Why AI Open Source from East Asia Matters
East Asia has become one of the most important regions for ai open source development. Across China, Japan, South Korea, and Taiwan, research labs, startups, hardware companies, and developer communities are releasing models, frameworks, datasets, and tooling that make advanced AI more accessible. For builders, this means more choices, faster iteration, and a healthier ecosystem beyond a handful of closed platforms.
The region's contribution is especially significant because many of these open-source efforts are practical rather than purely experimental. They often focus on multilingual language support, edge deployment, robotics, semiconductors, manufacturing, and efficient inference. That makes them useful for real-world teams that need deployable systems, not just benchmark results.

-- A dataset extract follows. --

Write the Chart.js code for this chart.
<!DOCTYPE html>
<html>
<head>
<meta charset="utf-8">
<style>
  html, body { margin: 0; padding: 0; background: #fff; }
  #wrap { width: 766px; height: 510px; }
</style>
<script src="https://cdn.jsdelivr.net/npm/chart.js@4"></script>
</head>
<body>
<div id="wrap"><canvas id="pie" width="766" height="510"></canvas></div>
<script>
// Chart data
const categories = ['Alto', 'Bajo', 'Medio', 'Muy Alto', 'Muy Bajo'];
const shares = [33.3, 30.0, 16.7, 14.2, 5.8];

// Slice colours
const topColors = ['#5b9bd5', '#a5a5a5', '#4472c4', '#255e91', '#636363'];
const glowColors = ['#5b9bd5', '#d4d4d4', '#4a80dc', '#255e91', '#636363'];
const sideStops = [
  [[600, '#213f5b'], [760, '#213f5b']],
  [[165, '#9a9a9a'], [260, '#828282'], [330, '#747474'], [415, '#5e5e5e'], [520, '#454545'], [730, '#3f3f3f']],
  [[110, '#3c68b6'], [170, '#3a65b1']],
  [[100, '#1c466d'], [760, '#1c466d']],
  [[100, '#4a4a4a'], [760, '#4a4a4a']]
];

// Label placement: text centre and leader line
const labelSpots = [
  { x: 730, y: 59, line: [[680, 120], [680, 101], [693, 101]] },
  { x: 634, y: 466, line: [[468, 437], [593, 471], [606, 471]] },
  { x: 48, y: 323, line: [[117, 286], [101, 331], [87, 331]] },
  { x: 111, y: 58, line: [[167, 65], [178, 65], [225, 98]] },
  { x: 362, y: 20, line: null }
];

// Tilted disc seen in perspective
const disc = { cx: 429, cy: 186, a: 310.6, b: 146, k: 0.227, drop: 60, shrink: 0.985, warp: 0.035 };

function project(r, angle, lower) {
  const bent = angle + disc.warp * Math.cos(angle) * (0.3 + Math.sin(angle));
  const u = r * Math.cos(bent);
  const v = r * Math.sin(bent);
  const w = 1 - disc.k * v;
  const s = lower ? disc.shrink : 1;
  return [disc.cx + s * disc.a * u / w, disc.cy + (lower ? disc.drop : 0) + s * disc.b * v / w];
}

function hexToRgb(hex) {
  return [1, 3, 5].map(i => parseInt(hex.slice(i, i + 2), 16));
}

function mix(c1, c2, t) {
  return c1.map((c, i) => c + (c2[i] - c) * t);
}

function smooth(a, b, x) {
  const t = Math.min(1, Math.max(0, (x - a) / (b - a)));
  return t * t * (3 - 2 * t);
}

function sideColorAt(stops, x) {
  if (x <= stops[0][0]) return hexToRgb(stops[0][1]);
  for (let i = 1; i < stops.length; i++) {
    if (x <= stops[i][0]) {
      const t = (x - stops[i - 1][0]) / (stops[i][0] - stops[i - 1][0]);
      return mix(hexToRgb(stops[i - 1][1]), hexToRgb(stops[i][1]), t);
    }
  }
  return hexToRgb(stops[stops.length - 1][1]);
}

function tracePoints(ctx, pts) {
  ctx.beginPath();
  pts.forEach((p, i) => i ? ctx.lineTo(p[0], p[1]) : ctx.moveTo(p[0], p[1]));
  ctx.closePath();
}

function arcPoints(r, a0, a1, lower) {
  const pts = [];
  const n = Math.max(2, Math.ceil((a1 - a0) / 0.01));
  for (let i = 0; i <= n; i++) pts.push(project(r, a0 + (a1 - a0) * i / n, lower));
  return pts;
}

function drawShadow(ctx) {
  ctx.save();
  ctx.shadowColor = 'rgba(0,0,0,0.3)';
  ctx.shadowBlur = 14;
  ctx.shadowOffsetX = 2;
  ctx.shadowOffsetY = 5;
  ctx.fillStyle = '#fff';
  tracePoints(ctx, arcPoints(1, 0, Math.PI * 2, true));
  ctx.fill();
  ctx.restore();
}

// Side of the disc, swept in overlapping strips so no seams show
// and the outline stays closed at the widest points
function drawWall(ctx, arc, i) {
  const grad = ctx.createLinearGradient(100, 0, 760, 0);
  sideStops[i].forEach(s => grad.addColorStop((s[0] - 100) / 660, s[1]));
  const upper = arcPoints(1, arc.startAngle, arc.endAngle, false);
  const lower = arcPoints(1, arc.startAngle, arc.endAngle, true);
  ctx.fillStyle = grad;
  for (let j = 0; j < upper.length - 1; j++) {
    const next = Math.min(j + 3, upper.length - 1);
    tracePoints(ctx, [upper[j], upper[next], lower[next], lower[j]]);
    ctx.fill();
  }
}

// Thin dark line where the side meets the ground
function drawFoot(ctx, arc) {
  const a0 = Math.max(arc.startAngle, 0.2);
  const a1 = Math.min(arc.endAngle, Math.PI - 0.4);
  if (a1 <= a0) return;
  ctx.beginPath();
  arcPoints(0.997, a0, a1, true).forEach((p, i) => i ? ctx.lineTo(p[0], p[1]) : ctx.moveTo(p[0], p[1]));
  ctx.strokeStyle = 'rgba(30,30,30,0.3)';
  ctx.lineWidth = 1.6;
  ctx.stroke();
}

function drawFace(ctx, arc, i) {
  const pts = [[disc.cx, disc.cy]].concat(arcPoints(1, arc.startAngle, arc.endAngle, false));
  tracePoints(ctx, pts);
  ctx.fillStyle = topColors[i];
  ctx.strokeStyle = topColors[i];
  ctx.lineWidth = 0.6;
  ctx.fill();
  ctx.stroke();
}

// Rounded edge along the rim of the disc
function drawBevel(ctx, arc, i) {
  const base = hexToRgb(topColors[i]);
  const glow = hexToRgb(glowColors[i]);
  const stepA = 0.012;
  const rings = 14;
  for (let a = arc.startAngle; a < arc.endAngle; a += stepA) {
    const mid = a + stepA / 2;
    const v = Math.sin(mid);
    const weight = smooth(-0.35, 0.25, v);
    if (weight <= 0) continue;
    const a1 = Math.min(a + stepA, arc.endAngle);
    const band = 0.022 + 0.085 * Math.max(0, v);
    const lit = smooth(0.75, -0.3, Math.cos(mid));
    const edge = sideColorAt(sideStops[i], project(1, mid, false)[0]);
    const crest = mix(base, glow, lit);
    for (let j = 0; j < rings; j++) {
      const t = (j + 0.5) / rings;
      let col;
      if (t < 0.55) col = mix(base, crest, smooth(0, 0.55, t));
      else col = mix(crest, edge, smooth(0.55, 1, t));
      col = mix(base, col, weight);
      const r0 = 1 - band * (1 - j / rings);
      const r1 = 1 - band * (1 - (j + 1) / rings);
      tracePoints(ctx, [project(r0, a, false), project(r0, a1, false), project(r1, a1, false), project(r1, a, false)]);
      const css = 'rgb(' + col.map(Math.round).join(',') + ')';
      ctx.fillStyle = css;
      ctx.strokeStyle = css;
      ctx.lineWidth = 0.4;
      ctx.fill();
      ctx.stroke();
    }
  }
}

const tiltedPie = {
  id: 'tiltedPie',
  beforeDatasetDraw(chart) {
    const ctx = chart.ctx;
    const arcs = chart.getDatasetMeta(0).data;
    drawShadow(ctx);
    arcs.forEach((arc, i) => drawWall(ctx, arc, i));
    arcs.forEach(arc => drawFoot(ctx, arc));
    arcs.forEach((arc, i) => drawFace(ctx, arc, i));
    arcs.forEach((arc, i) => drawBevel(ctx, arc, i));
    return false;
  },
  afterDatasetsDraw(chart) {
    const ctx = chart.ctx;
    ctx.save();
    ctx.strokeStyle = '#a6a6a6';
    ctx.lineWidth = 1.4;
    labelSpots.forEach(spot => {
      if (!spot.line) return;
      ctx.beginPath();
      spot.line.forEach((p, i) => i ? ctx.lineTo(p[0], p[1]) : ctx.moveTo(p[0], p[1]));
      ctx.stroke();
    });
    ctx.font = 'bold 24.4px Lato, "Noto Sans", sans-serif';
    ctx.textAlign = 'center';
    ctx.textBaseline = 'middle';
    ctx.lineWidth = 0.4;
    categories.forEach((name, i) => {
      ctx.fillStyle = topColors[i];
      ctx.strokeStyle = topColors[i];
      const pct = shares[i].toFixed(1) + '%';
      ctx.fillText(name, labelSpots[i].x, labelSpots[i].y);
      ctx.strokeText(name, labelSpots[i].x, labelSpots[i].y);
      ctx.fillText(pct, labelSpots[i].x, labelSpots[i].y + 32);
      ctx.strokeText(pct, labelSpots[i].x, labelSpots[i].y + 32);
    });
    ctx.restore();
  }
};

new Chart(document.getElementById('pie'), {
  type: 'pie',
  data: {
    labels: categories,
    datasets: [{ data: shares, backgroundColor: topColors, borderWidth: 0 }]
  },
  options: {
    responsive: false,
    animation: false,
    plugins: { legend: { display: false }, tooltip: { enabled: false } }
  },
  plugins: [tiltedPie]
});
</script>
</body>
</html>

For readers tracking global progress in open AI ecosystems, East Asia is now impossible to ignore. The mix of strong universities, advanced hardware supply chains, robotics leadership, and active developer communities has created a steady stream of projects that expand what teams can build and who gets access to capable AI tools.
Standout Stories in East Asia AI Open Source
Several categories of work stand out when looking at ai open source from East Asia. While the landscape moves quickly, a few patterns consistently show where the region is making the biggest impact.

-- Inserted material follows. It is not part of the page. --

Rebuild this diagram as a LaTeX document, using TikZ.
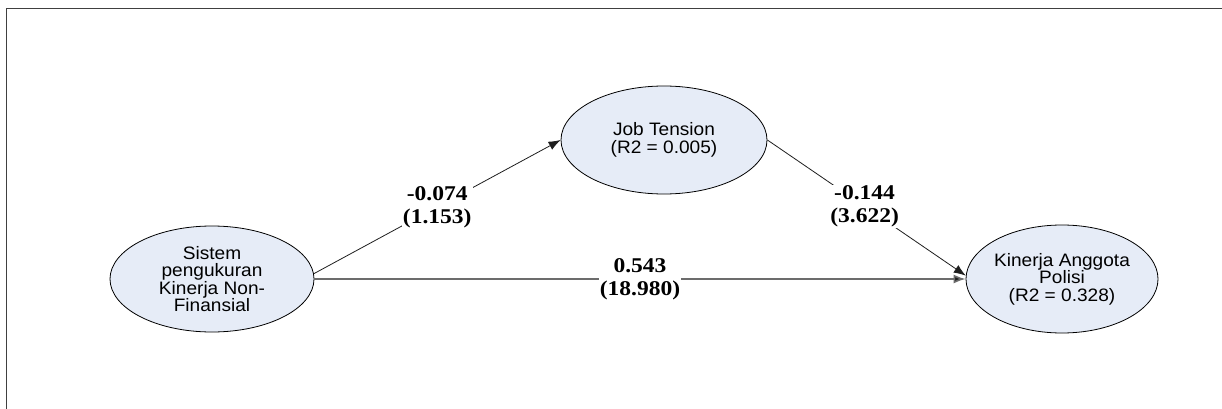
\documentclass[tikz,border=0pt]{standalone}
\usepackage{fontspec}
\usetikzlibrary{shapes.geometric,arrows.meta}
\newfontfamily\nodefont[FakeStretch=1.06]{Liberation Sans}
\newfontfamily\labfont[FakeStretch=1.12]{Liberation Serif}
\definecolor{ellfill}{RGB}{230,236,247}
\definecolor{framegray}{RGB}{64,64,64}
\definecolor{arrowgray}{RGB}{30,30,30}
\tikzset{
  latent/.style={ellipse, draw=black, line width=0.8pt, fill=ellfill, inner sep=0pt,
    align=center, font=\nodefont\fontsize{18}{17.5}\selectfont},
  pathlab/.style={fill=white, inner sep=1pt, align=center,
    font=\labfont\bfseries\fontsize{21}{23}\selectfont},
  diagarrow/.style={draw=arrowgray, line width=0.8pt, -{Latex[length=12pt,width=9pt]}},
  horarrow/.style={draw=gray!85!black, line width=1.6pt, -{Latex[length=12pt,width=9pt,fill=arrowgray]}},
}
\begin{document}
\begin{tikzpicture}[x=1pt,y=-1pt]
\useasboundingbox (0,0) rectangle (1222,409);
\draw[framegray, line width=1.5pt] (6.5,409) -- (6.5,8.5) -- (1222,8.5);
\node[latent, minimum width=204pt, minimum height=106pt] (s) at (212,279)
  {Sistem\\pengukuran\\Kinerja Non-\\Finansial};
\node[latent, minimum width=206pt, minimum height=108pt] (j) at (664,140)
  {Job Tension\\(R2 = 0.005)};
\node[latent, minimum width=184pt, minimum height=108pt] (k) at (1062,279)
  {Kinerja Anggota\\Polisi\\(R2 = 0.328)};
\draw[diagarrow] (s.3) -- node[pathlab, pos=0.5] (l1) {-0.074\\(1.153)} (j.west);
\draw[diagarrow] (j.east) -- node[pathlab, pos=0.49] (l2) {-0.144\\(3.622)} (k.178);
\draw[horarrow] (s.east) -- node[pathlab, pos=0.5] (l3) {0.543\\(18.980)} (k.west);
\end{tikzpicture}
\end{document}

Open large language models and multilingual AI from China
China has emerged as a major force in open model releases. A growing number of organizations have published language models, code models, multimodal systems, and fine-tuning toolkits under permissive or research-friendly licenses. These releases have helped developers experiment with local deployment, domain adaptation, and multilingual applications that support Chinese and other Asian languages more effectively than many Western-first systems.
What makes these efforts notable is not only model size, but also the surrounding ecosystem. Many Chinese teams release evaluation suites, quantized checkpoints, inference optimizations, and deployment guides. For startups and enterprise teams, that lowers the barrier to building chat assistants, search tools, coding copilots, and document workflows on internal infrastructure.

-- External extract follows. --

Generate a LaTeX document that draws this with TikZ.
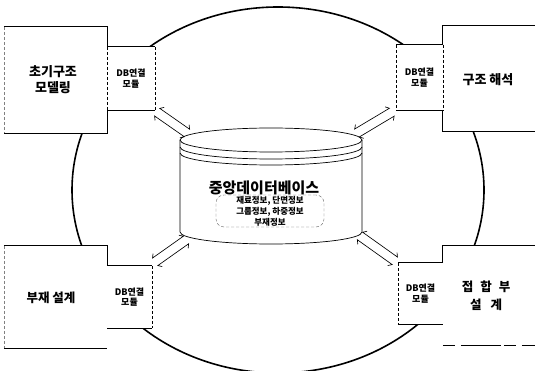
\documentclass[tikz,border=0pt]{standalone}
\usepackage{fontspec}
\setmainfont{Noto Sans CJK KR}
\usetikzlibrary{decorations.markings}
\tikzset{
  ring/.style={line width=1.6pt},
  edge/.style={line width=0.7pt},
  softedge/.style={line width=0.5pt, densely dashed},
  mainbox/.style={inner sep=0pt, fill=white},
  dbbox/.style={inner sep=0pt, fill=white, font=\bfseries\fontsize{9}{10.5}\selectfont, align=center},
  lbl/.style={font=\bfseries\fontsize{13}{16}\selectfont, align=center},
  title/.style={font=\bfseries\fontsize{15}{17}\selectfont},
  info/.style={font=\bfseries\fontsize{8.5}{11}\selectfont, align=center, draw=black!60, densely dashed, line width=0.4pt, rounded corners=8pt, minimum width=108pt, minimum height=32pt, inner sep=0pt},
  linkstroke/.style={line width=0.65pt, solid, line join=miter},
  link/.style={decorate, decoration={markings, mark=at position 0 with {
      \draw[linkstroke] (3pt,8pt) -- (0pt,4.6pt) -- (\pgfdecoratedpathlength,4.6pt) -- ++(-3pt,3.4pt);
      \draw[linkstroke] (3pt,-8pt) -- (0pt,-4.6pt) -- (\pgfdecoratedpathlength,-4.6pt) -- ++(-3pt,-3.4pt);
  }}}
}
\begin{document}
\begin{tikzpicture}[x=1pt,y=-1pt]
\useasboundingbox (0,0) rectangle (535,371);
% big ring
\draw[ring] (278,190) ellipse [x radius=206pt, y radius=183pt];

% ---- top-left
\node[mainbox, minimum width=103pt, minimum height=106pt] (mTL) at (55.5,80) {};
\node[lbl] (tTL) at (53,80) {초기구조\\모델링};
\draw[edge] (mTL.north west) -- (mTL.north east) -- (mTL.south east) -- (mTL.south west);
\draw[softedge, black!50] (mTL.north west) -- (mTL.south west);
\node[dbbox, minimum width=48pt, minimum height=63pt] (dTL) at (131,78.5) {DB연결\\모듈};
\draw[edge] (dTL.north west) -- (dTL.north east) (dTL.south east) -- (dTL.south west);
\draw[softedge] (dTL.north east) -- (dTL.south east) (dTL.north west) -- (dTL.south west);

% ---- top-right
\node[mainbox, minimum width=90pt, minimum height=105pt] (mTR) at (488,78.5) {};
\node[lbl] (tTR) at (488,80) {구조 해석};
\draw[edge] (mTR.north west) ++(100,0) -- (mTR.north west) -- (mTR.south west) -- ++(100,0);
\node[dbbox, minimum width=47pt, minimum height=65pt] (dTR) at (419.5,77.5) {DB연결\\모듈};
\draw[edge] (dTR.north east) -- (dTR.north west) (dTR.south west) -- (dTR.south east);
\draw[softedge] (dTR.north west) -- (dTR.south west) (dTR.north east) -- (dTR.south east);

% ---- bottom-left
\node[mainbox, minimum width=103pt, minimum height=102pt] (mBL) at (55.5,297) {};
\node[lbl, font=\bfseries\fontsize{12.5}{16}\selectfont] (tBL) at (51,298) {부재 설계};
\draw[edge] (mBL.north west) -- (mBL.north east) -- ++(0,20);
\draw[edge] (mBL.south west) -- (mBL.south east);
\draw[softedge, black!50] (mBL.north west) -- (mBL.south west);
\node[dbbox, minimum width=45pt, minimum height=62pt] (dBL) at (129.5,297) {DB연결\\모듈};
\draw[edge] (dBL.north west) -- (dBL.north east) (dBL.south east) -- (dBL.south west);
\draw[softedge] (dBL.north east) -- (dBL.south east);

% ---- bottom-right
\node[mainbox, minimum width=90pt, minimum height=99pt] (mBR) at (488,295.5) {};
\node[lbl, font=\bfseries\fontsize{12.5}{18}\selectfont] (tBR) at (486,295.5) {접\hspace{7pt}합\hspace{7pt}부\\설\hspace{9pt}계};
\draw[edge] (mBR.north west) ++(100,0) -- (mBR.north west) -- ++(0,17);
\draw[edge, dash pattern=on 12pt off 6pt on 40pt off 3pt] (mBR.south west) -- ++(100,0);
\node[dbbox, minimum width=45pt, minimum height=61pt] (dBR) at (420.5,293.5) {DB연결\\모듈};
\draw[edge] (dBR.north east) -- (dBR.north west) (dBR.south west) -- (dBR.south east);
\draw[softedge] (dBR.north west) -- (dBR.south west);

% ---- central database cylinder
\fill[white] (180,140) -- (180,232) arc[start angle=180, end angle=360, x radius=91pt, y radius=12pt] -- (362,140) -- cycle;
\draw[edge] (180,140) -- (180,232) arc[start angle=180, end angle=360, x radius=91pt, y radius=12pt] -- (362,140);
\draw[edge, fill=white] (271,140) ellipse [x radius=91pt, y radius=12pt];
\draw[edge] (180,147) arc[start angle=180, end angle=360, x radius=91pt, y radius=12pt];
\draw[edge] (180,153) arc[start angle=180, end angle=360, x radius=91pt, y radius=12pt];
\node[title] (db) at (264,188) {중앙데이터베이스};
\node[info] (infobox) at (270,211) {재료정보, 단면정보\\그룹정보, 하중정보\\부재정보};

% ---- link arrows
\coordinate (cTL) at (187,133);
\coordinate (cTR) at (357,133);
\coordinate (cBL) at (186,240);
\coordinate (cBR) at (360,236);
\path[link] ([shift={(2,2)}]dTL.south east) -- (cTL);
\path[link] ([shift={(-4,2)}]dTR.south west) -- (cTR);
\path[link] ([shift={(3,-4)}]dBL.north east) -- (cBL);
\path[link] ([shift={(-3,-2)}]dBR.north west) -- (cBR);
\end{tikzpicture}
\end{document}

- Multilingual model support for Chinese-first and bilingual use cases
- Open checkpoints that can be fine-tuned for legal, finance, healthcare, and manufacturing tasks
- Inference optimizations for cost-sensitive deployment
- Tooling for retrieval-augmented generation and private knowledge base integration
Japan's open-source robotics and embodied AI momentum
Japan's strength in robotics naturally extends into open AI work. Universities, labs, and companies in the country have contributed to simulation stacks, control frameworks, machine vision pipelines, and research code that supports embodied AI. This matters because the future of AI is not only text generation, but also systems that can perceive, move, manipulate, and assist in physical environments.
Developer interest is rising around Japanese open robotics frameworks because they often connect software advances to real industrial needs. That includes warehouse automation, elder care support, factory inspection, and service robotics. Open releases in this space give researchers and startups reusable building blocks for perception, planning, and control.
South Korea's work in AI efficiency, chips, and developer tooling
South Korea's AI ecosystem benefits from its strong semiconductor and electronics base. This creates a natural advantage in optimization, edge AI, and software that works well with specialized hardware. Open frameworks and benchmark tools from South Korea often focus on performance, compression, latency reduction, and deployment at scale.
That emphasis is valuable for developers because the next wave of adoption will depend on running models more cheaply and reliably. Efficient training pipelines, quantization support, and on-device AI frameworks can make the difference between a promising prototype and a production system that is economically viable.
Taiwan's role in open infrastructure and hardware-aware AI
Taiwan plays a unique role in the global AI stack due to its deep expertise in semiconductors and hardware manufacturing. Open AI efforts in Taiwan often connect model development with the realities of compute infrastructure, embedded systems, and performance engineering. This has led to useful contributions in compilers, inference acceleration, hardware compatibility, and tooling for AI workloads.
For teams building products, Taiwan's ecosystem offers a practical lesson: source access matters most when paired with deployability. Open models are useful, but open pipelines, hardware-aware optimizations, and reproducible workflows are what turn them into dependable products.
Regional Context Behind East Asia's Open AI Progress
East Asia excels in ai open source because the region combines research depth with industrial execution. Many parts of the world are strong in one or the other. East Asia often has both. Universities produce advanced work in machine learning, vision, speech, and robotics, while nearby manufacturing and technology sectors push those ideas toward implementation.
Another advantage is linguistic and technical diversity. Building AI for Chinese, Japanese, and Korean languages requires solving tokenization, evaluation, OCR, speech, and user interface challenges that are different from English-centric products. Open development in these contexts expands the global ecosystem because it improves multilingual robustness and reduces the dominance of one-language assumptions.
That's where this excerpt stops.